-- Begin Data --
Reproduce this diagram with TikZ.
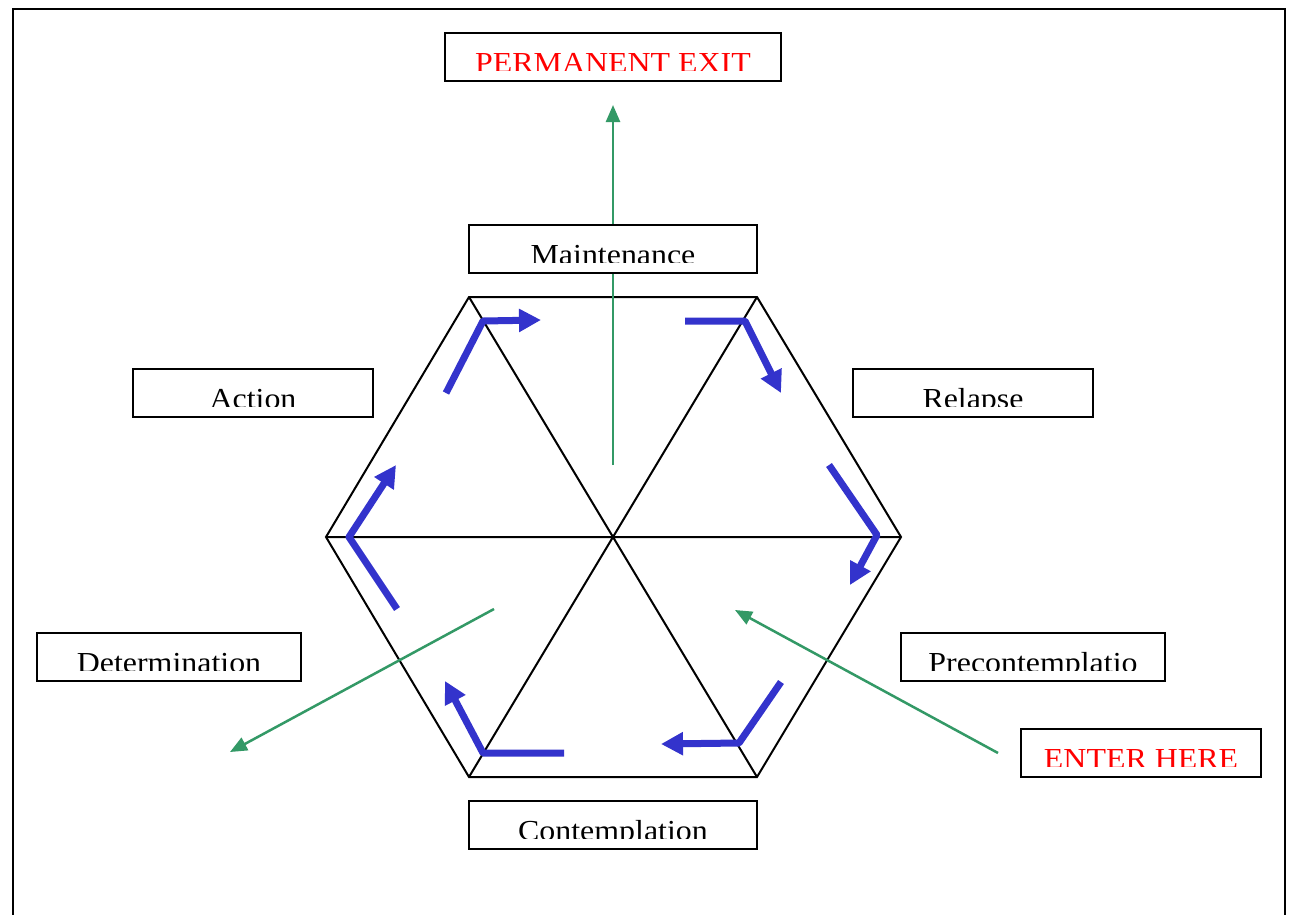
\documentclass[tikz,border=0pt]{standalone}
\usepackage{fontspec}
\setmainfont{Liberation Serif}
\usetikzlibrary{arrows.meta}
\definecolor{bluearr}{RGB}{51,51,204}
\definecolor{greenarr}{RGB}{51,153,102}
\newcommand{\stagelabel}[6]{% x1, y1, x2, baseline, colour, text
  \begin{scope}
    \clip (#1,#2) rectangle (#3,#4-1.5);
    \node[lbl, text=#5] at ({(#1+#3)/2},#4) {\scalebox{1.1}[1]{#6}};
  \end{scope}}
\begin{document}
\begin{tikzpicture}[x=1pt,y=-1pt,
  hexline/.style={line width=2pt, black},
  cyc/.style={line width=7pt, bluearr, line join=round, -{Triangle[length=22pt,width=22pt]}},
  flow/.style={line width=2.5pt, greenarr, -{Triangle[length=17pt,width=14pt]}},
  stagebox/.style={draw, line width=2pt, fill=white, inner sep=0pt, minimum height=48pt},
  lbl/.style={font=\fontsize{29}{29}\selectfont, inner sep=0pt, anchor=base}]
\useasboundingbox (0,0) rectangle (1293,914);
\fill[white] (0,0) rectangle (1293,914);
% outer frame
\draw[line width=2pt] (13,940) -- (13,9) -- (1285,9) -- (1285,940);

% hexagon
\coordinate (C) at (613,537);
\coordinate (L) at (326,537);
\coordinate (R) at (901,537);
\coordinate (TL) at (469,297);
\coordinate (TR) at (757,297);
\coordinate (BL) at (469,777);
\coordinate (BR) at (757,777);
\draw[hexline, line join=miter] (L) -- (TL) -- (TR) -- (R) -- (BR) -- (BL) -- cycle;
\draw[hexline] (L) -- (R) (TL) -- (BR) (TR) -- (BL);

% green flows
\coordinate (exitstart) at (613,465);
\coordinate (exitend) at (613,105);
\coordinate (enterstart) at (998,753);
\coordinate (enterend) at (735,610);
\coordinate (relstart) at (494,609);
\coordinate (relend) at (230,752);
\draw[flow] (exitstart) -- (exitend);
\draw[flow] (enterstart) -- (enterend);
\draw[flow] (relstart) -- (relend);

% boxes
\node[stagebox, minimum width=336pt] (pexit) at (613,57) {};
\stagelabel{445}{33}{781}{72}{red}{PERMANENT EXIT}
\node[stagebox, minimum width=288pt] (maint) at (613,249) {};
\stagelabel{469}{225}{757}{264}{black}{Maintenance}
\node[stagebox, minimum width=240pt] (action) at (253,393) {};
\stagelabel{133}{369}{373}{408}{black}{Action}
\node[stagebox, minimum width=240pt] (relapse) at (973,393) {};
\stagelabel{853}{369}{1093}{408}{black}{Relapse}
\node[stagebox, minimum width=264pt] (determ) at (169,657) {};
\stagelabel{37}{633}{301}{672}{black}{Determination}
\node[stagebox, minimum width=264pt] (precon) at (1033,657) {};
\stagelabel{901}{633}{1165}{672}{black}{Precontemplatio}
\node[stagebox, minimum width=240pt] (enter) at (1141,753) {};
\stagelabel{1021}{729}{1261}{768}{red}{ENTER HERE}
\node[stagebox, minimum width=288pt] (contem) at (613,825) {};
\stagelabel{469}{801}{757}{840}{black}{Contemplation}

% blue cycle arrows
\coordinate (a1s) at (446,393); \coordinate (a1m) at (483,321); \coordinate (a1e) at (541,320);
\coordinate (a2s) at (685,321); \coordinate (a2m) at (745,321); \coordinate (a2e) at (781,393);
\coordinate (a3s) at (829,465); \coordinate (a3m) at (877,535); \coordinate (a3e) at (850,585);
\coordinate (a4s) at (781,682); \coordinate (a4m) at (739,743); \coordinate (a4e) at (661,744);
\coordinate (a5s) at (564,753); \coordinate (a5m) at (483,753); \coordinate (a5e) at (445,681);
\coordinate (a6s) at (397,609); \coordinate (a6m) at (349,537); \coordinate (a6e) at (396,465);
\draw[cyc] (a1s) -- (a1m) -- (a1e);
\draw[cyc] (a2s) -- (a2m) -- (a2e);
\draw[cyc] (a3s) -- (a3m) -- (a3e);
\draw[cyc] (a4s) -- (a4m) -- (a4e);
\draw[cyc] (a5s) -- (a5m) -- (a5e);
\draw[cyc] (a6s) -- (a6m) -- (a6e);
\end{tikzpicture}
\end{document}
-- End Data --
Exercise description >>
Write out again exactly the lines from the start of the data above through the line containing "(BR) (TR) -- (BL);", inclusive, excluding any pictures.

Response to this task >>
Reproduce this diagram with TikZ.
\documentclass[tikz,border=0pt]{standalone}
\usepackage{fontspec}
\setmainfont{Liberation Serif}
\usetikzlibrary{arrows.meta}
\definecolor{bluearr}{RGB}{51,51,204}
\definecolor{greenarr}{RGB}{51,153,102}
\newcommand{\stagelabel}[6]{% x1, y1, x2, baseline, colour, text
  \begin{scope}
    \clip (#1,#2) rectangle (#3,#4-1.5);
    \node[lbl, text=#5] at ({(#1+#3)/2},#4) {\scalebox{1.1}[1]{#6}};
  \end{scope}}
\begin{document}
\begin{tikzpicture}[x=1pt,y=-1pt,
  hexline/.style={line width=2pt, black},
  cyc/.style={line width=7pt, bluearr, line join=round, -{Triangle[length=22pt,width=22pt]}},
  flow/.style={line width=2.5pt, greenarr, -{Triangle[length=17pt,width=14pt]}},
  stagebox/.style={draw, line width=2pt, fill=white, inner sep=0pt, minimum height=48pt},
  lbl/.style={font=\fontsize{29}{29}\selectfont, inner sep=0pt, anchor=base}]
\useasboundingbox (0,0) rectangle (1293,914);
\fill[white] (0,0) rectangle (1293,914);
% outer frame
\draw[line width=2pt] (13,940) -- (13,9) -- (1285,9) -- (1285,940);

% hexagon
\coordinate (C) at (613,537);
\coordinate (L) at (326,537);
\coordinate (R) at (901,537);
\coordinate (TL) at (469,297);
\coordinate (TR) at (757,297);
\coordinate (BL) at (469,777);
\coordinate (BR) at (757,777);
\draw[hexline, line join=miter] (L) -- (TL) -- (TR) -- (R) -- (BR) -- (BL) -- cycle;
\draw[hexline] (L) -- (R) (TL) -- (BR) (TR) -- (BL);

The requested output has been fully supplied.